I am spending the summer immersing myself in reading all things psycho. I came across a statement which, if you can get past the academic tone, provides a key interpretation of how the relational approach (which is what I’m studying) is divergent from classical psychoanalysis’ emphasis on a one-person psychology.
“The relational-perspectivist approach I am advocating views the patient-analyst relationship as continually being established and reestablished through ongoing mutual influence in which both patient and analyst systematically affect, and are affected by, each other. A communication process is established between patient and analyst in which influence flows in both directions. This implies a “two-person psychology” or a regulatory-systems conceptualization of the analytic process. The terms transference and countertransference too easily lend themselves to a model that implies a one-way influence in which the analyst reacts to the patient. That the influence between patient and analyst is not equal does not mean that it is not mutual; the analytic relationship may be mutual without being symmetrical.”
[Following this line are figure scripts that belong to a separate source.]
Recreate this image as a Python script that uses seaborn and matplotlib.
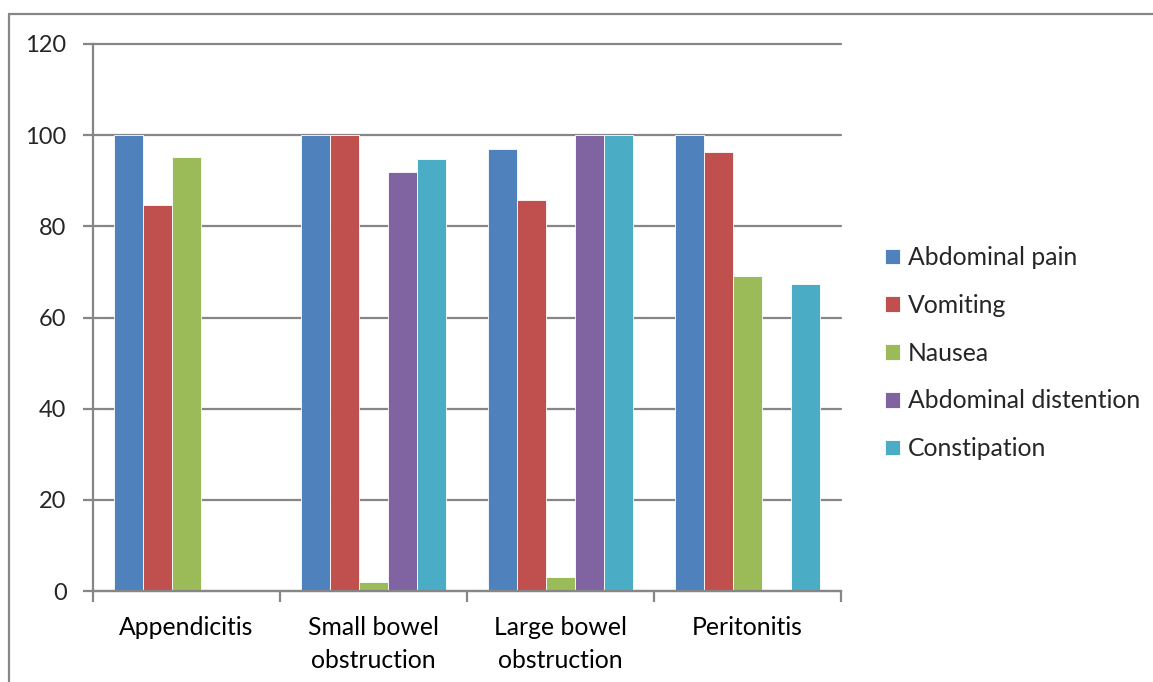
import matplotlib
matplotlib.use("Agg")
import matplotlib.pyplot as plt
from matplotlib.lines import Line2D
import seaborn as sns
import pandas as pd

# Symptom frequency (%) by diagnosis
diagnoses = ["Appendicitis", "Small bowel\nobstruction", "Large bowel\nobstruction", "Peritonitis"]
symptoms = ["Abdominal pain", "Vomiting", "Nausea", "Abdominal distention", "Constipation"]
abdominal_pain = [100, 100, 97, 100]
vomiting = [84.6, 100, 85.7, 96.2]
nausea = [95.3, 2, 3, 69.2]
abdominal_distention = [0, 92, 100, 0]
constipation = [0, 94.8, 100, 67.3]
y_ticks = [0, 20, 40, 60, 80, 100, 120]

palette = ["#4F81BD", "#C0504D", "#9BBB59", "#8064A2", "#4BACC6"]

series = [abdominal_pain, vomiting, nausea, abdominal_distention, constipation]
rows = []
for name, vals in zip(symptoms, series):
    for diag, v in zip(diagnoses, vals):
        rows.append({"Diagnosis": diag, "Symptom": name, "Percent": v})
df = pd.DataFrame(rows)

sns.set_style("white")
plt.rcParams["font.family"] = ["Lato", "DejaVu Sans"]

fig = plt.figure(figsize=(11.53, 6.82), dpi=100)
ax = fig.add_axes([93 / 1153, 1 - 591 / 682, (841 - 93) / 1153, (591 - 44) / 682])

sns.barplot(data=df, x="Diagnosis", y="Percent", hue="Symptom", order=diagnoses,
            hue_order=symptoms, palette=palette, width=0.776, saturation=1,
            edgecolor="white", linewidth=0.6, ax=ax, legend=True)

grid_c = "#868686"
fs = 17.8
ax.set_ylim(0, 120)
ax.set_xlim(-0.5, 3.5)
ax.set_yticks(y_ticks)
ax.set_yticklabels([str(t) for t in y_ticks])
for t in y_ticks:
    ax.axhline(t, color=grid_c, lw=1.6, zorder=0.5, clip_on=False)
ax.set_axisbelow(True)

ax.set_xlabel("")
ax.set_ylabel("")
for s in ["top", "right"]:
    ax.spines[s].set_visible(False)
for s in ["left", "bottom"]:
    ax.spines[s].set_color(grid_c)
    ax.spines[s].set_linewidth(1.6)

ax.tick_params(axis="y", which="major", direction="out", length=7, width=1.6,
               color=grid_c, labelsize=17, pad=12, left=True)
ax.tick_params(axis="x", which="major", length=0, labelsize=fs, pad=18)
ax.set_xticks([-0.5, 0.5, 1.5, 2.5, 3.5], minor=True)
ax.tick_params(axis="x", which="minor", direction="out", length=8, width=1.6,
               color=grid_c, bottom=True)
for lab in ax.get_xticklabels():
    lab.set_linespacing(1.5)
    lab.set_color("black")

handles, labels = ax.get_legend_handles_labels()
ax.legend(handles, labels, loc="upper left", bbox_to_anchor=(863 / 1153, 1 - 224 / 682),
          bbox_transform=fig.transFigure, frameon=False, fontsize=fs,
          handlelength=0.6, handleheight=0.6, handletextpad=0.3, labelspacing=1.0)

# outer frame around the chart area
fig.add_artist(Line2D([9 / 1153, 9 / 1153], [0, 1 - 14 / 682], transform=fig.transFigure,
                      color=grid_c, lw=1.6))
fig.add_artist(Line2D([9 / 1153, 1], [1 - 14 / 682, 1 - 14 / 682], transform=fig.transFigure,
                      color=grid_c, lw=1.6))

fig.savefig("out.png", dpi=100)
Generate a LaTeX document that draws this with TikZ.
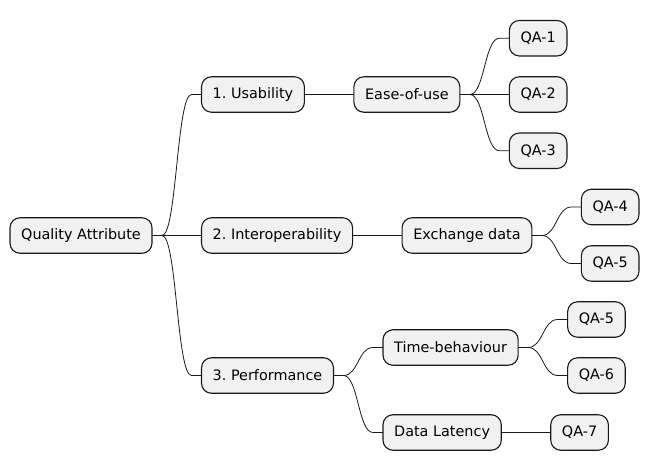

– Lewis Aron, A Meeting of Minds: Mutuality in Psychoanalysis
The author proceeds to develop this distinction between relational and classical (two-person vs. one-person psychology) as it pertains to intersubjectivity (the mutual awareness of what the other is thinking/feeling in a therapeutic environment and how this field of awareness affects both the patient and analyst). The quote above is a brilliantly distilled proposition which may seem commonsensical on first reading, but with a broader understanding of the history of psychoanalysis I can see how revolutionary a statement this is.